World Briefs

Ex-RBS chief’s honour stripped

The former chief executive of the Royal Bank of Scotland, Fred Goodwin, has had his knighthood stripped by Queen Elizabeth II over his role in the bank’s near financial collapse back in 2008, it was announced yesterday.

The total injection of taxpayers’ money into RBS so far amounts to €54.8 billion. A statement from the Cabinet Office, which is the government department that handles the honours system, said Mr Goodwin had brought the whole system into “disrepute”.

Zooey ‘most ­desirable’ woman

Actress Zooey Deschanel has edged ahead of figures such as Pippa Middleton and Emma Watson to the title of the year’s most desirable woman. The US star, who heads the cast in Channel 4 series New Girl, topped a poll of more than 150,000 UK readers of website AskMen.com.

The highest ranked Briton is Harry Potter actress Watson at number two, while Pippa and her sister the Duchess of Cambridge both figure in the top 10, at six and 10.

Shows set aside for ‘token women’

Hit television shows including QI and Mock the Week have been singled out for having “token women” guests in a BBC-commissioned report.

The report on how age is portrayed in the media was drawn up by the Creative Diversity Network and praised well-known characters including Dame Maggie Smith’s Dowager Countess from Downton Abbey, Patrick Trueman in Eastenders and Betty Turpin in Coronation Street as “strong characters that did not seem to deteriorate as they aged”.

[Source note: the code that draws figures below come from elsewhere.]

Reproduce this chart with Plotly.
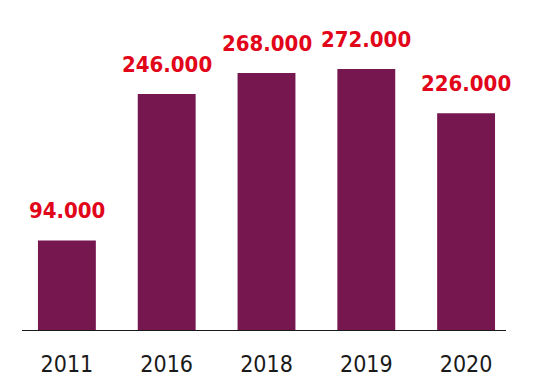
import plotly.graph_objects as go

years = ["2011", "2016", "2018", "2019", "2020"]
values = [94, 246, 268, 272, 226]
labels = ["94.000", "246.000", "268.000", "272.000", "226.000"]

bar_color = "#76174f"
label_color = "#e2061a"
FONT = "DejaVu Sans Condensed, Roboto, sans-serif"

fig = go.Figure()
fig.add_trace(go.Bar(x=years, y=values, marker=dict(color=bar_color, line=dict(width=0)),
                     hoverinfo="skip"))

for i, (v, lab) in enumerate(zip(values, labels)):
    fig.add_annotation(x=i, y=v, text=lab, showarrow=False, yanchor="bottom", yshift=15,
                       font=dict(family=FONT, size=22, color=label_color, weight="bold"))

fig.update_layout(
    width=528, height=375,
    margin=dict(l=9, r=20, t=0, b=52),
    paper_bgcolor="white", plot_bgcolor="white",
    bargap=0.42, showlegend=False,
    xaxis=dict(type="category", range=[-0.5, len(years) - 0.5], showline=False,
               ticks="outside", ticklen=12, tickcolor="rgba(0,0,0,0)",
               tickfont=dict(family=FONT, size=23, color="#1a1a1a"),
               showgrid=False),
    yaxis=dict(range=[0, 335.4], visible=False),
    shapes=[dict(type="line", xref="paper", yref="y", x0=0.01, x1=0.98, y0=0, y1=0,
                 line=dict(color="#1a1a1a", width=2))],
)

fig.write_html("out.html")
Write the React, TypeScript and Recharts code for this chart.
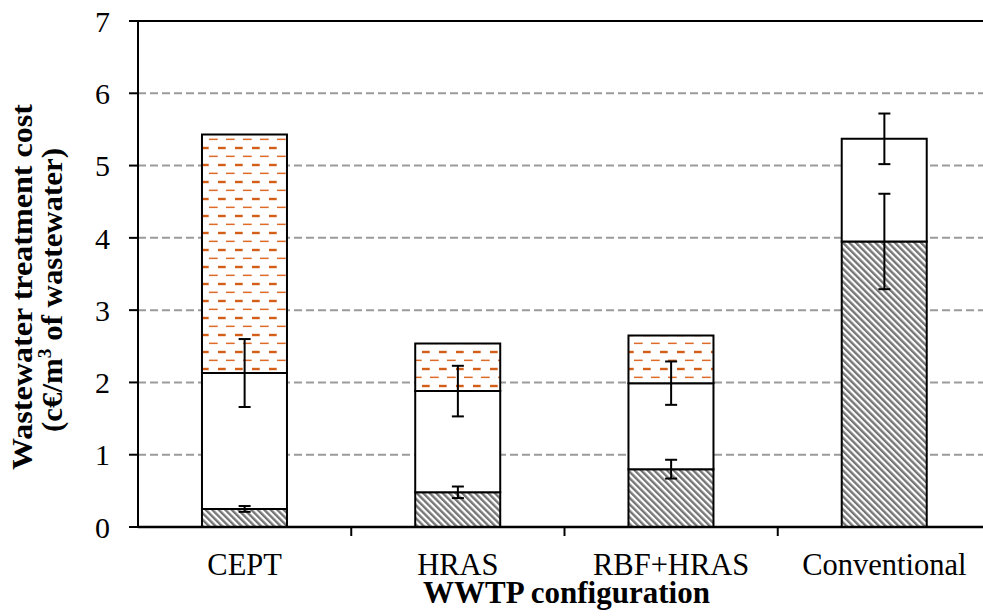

It found viewers felt certain programmes benefited from older presenters with “the gravitas to hold the audience”, but that older men were treated differently from older women.

Press Bill is ‘a Pandora’s box’

Introducing a new Parliamentary Bill to regulate newspapers would “open a Pandora’s box” which could stifle freedom of speech, the chairman of the Press Complaints Commission (PCC) warned yesterday. Lord Hunt of Wirral told the Leveson Inquiry that many MPs and lords have told him they would try to use any legislation to control the press.

The Conservative peer, who became PCC chairman in October, said his 35 years in Parliament had taught him to oppose any form of statutory regulation of newspapers.